The Speedtwin and Upset Prevention & Recovery Training (UPRT)

No matter which sector of the aviation industry you work or play in, you will know the feeling upon seeing an aircraft type you just cannot put a name too. Well, I grew up assembling plastic Airfix kits, studying each new addition of The Observers Aircraft Guide, reading every new issue of Air Pictorial, Aviation News and countless other magazines to keep up with the latest developments. As I got a bit older regular visits to the big aviation show cases at Farnborough (UK) and Paris (France) helped keep me up to date with developments across the industry.

Nowadays it’s easier, it’s all on the internet, just Google or Wikipedia it or search YouTube. Except it isn’t, not always.

I was recently invited to oversee ramp operations at an air show support airfield. On looking at the list of acts I noted something new to me, a Speedtwin. Just what the hell is a Speedtwin? This led to much head scratching!

Further investigation via the web turned up a very limited amount on Wikipedia, and nothing on YouTube.

At the show I meet the demonstrator pilot and Managing Director of Speedtwin Developments Ltd., Malcom Ducker and fired off a barrage of questions about this unusual twin to which he gladly responded in detail.

The Speedtwin is a British designed and built light, twin-engine, 2 seat, tandem configuration aircraft that has superior performance, strength and flexibility when compared to other similar aircraft. Its superior maneuverability and twin-engine layout make it uniquely suitable for the soon to be introduced EASA and FAA requirement for all airline pilots to undergo Upset Prevention and Recovery Training (UPRT), as loss of control in-flight has become the No.1 single cause of air transport accidents.

The Speedtwin is the only fully aerobatic, civil, multi-engine aircraft around and is stressed to +6G and -3G, meaning it is tough and highly manuverable aircraft making it ideal for the UPRT role.

The Speedtwin’s short, rough field performance, twin engine configuration and economy make it highly suited for many other roles including maritime surveillance, border patrol and protection of remote industrial sites such as oil and gas installations.

It is specifically designed to operate from short, grass or desert strips hence the tail-wheel configuration, giving the operator great flexibility as it can be based anywhere there is 100 metres of dirt!

Visibility from the cockpit is superb and is an outstanding feature of this aeroplane. It is probably the best performing and safest aircraft in its class.

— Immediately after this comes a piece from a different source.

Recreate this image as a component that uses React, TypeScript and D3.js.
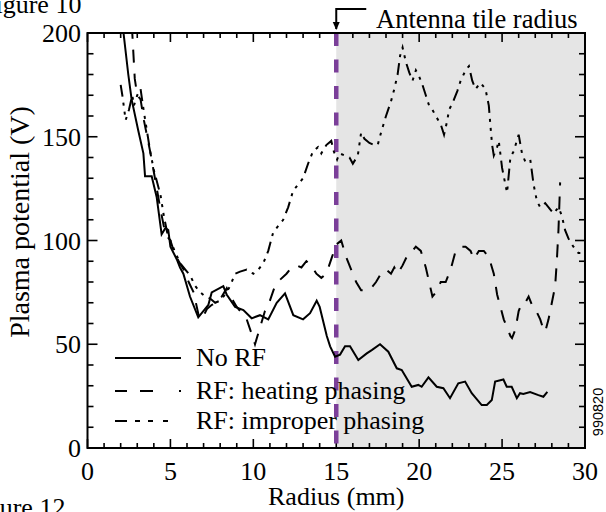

The example I examined is a prototype, made of aluminium with 2 x 205 hp engines and fixed pitch propellers, which is a bit like driving a car stuck in 3rd gear. Even so it has a good single engine performance, which means it is suitable for any over-water or other hostile terrain flying duties such as maritime surveillance, fisheries protection and other coastguard type duties. The production version will have constant speed props, which will enhance the aircraft’s performance significantly. It will be able to loiter on one engine while in the search area giving an endurance of more than 8 hours. The 400 litre fuel tanks give the aircraft a range of over 1000 miles or 1700km.

The aircraft has received UK CAA Permit certification and continues to be used for development and demonstration flying. Further investment is now required in order to achieve full EASA certification, which once received will enable the Speedtwin aircraft to enter commercial production.

Due to the relatively low cost of manufacture, (it is of all aluminum construction), the Speedtwin aircraft can be both competitively priced and highly profitable. It is estimated that the aeroplane can be manufactured for US$240,000, and sold for US$480,000.

Interest in putting the Speedtwin into serial production is mostly coming from China and the Middle East.

Malcolm Ducker flew Hawker Hunters in the Royal Air Force and was a training captain with Cathay Pacific Airways, flying Lockheed Tristars and Boeing 747-400s before seeking new challenges in aviation by taking on Speedtwin Developments Ltd

Malcolm says that the Speedtwin is a delight to fly and he enjoys flying it even more than the big Boeing and even the supersonic Hunter! No surprise for me there, as I walked up to him following one spirited demo flight I could not help but notice that he was grinning from ear to ear like a Cheshire cat!

The manoeuvres Malcolm make during his display included ½ Cubans, loops, barrel rolls, aileron rolls, Derry turns, wingovers and steep turns.